A pesquisadora ressaltou que o programa completou 50 anos em 2014, e desde então as instituições parceiras vêm discutindo a urgência de se investir em melhorias e de tornar o PEC-G produtivo. “O projeto tal como foi desenhado, na perspectiva da cooperação técnica entre governos e não de assistencialismo, permite que os estudantes façam as críticas que eles fazem”. Significando, conforme a pesquisadora,  que o estudante que passa por dificuldade em geral, “fica muito mal assistido”.

Stela Meneghel lembrou de condições básicas inerentes aos programas de formação, a exemplo das necessidades citadas pelo beninense Octave Vincent, da Universidade Federal de Santa Maria: “Que estudante pode ficar sem um laptop? Vai fazer todos os trabalhos acadêmicos no celular? Se por acaso alguém roubar o equipamento do estudante ou se quebrar e ele não tiver dinheiro para consertar, o que acontece com o semestre dele? O aluno não pode estudar só com caneta, lápis e caderno”, questiona.

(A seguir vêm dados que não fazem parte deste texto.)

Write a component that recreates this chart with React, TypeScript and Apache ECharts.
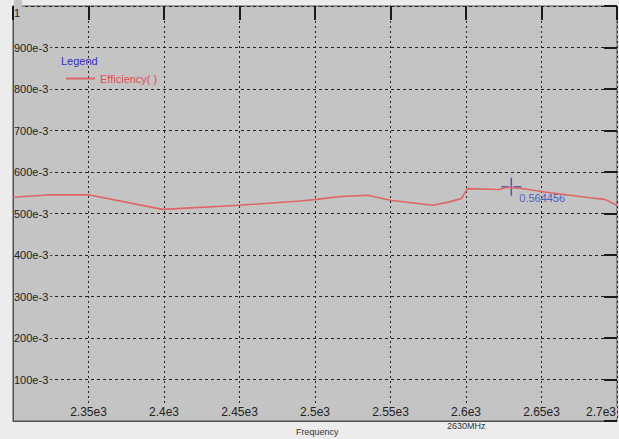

Para Stela Meneghel, “o desenho do programa está equivocado e para além da pandemia” quando joga sobre o próprio estudante a responsabilidade da decisão de vir ao Brasil para estudar em uma universidade. “Termina que a responsabilidade sobre o estudante PEC-G aqui não é de ninguém, já que é um programa de cooperação, não de assistência. E muitas vezes pela escassez de recursos, o aluno não consegue êxito, ou até mesmo por não saber falar a língua, fica sem acesso a direitos elementares, podendo comprometer até um semestre inteiro se tiver alguma dificuldade”, diz.

O professor Ricardo Gualda que compôs como membro a Comissão de Avaliação de candidatos junto ao Ministério das Relações Exteriores, em 2019, reforçou o papel da comissão na análise do perfil econômico dos candidatos. “Se a gente vir que a família do aluno não tem condições de enviar 400 dólares/mês, esse aluno não é aprovado porque o programa não prevê assistência nesse tipo de caso. E a gente tem sido mais rigoroso na documentação que aprova renda”, disse.

O avaliador revelou ter sido esta uma experiência “difícil”. “Para mim foi massacrante fazer parte dessa comissão porque claramente  tinha alguns casos que eu analisei em que o aluno não tinha condições econômicas, mas era a chance de ele vir para o Brasil e mudar de vida. Mas eu sei, estando nessa aponta aqui, que o aluno enfrenta muitas dificuldades. Aluno que passou fome, fica doente e está aqui sozinho, não tem dinheiro pra pagar aluguel. A gente na ponta não tem mecanismos para ajudar esses alunos, mas faz o melhor que pode”, diz.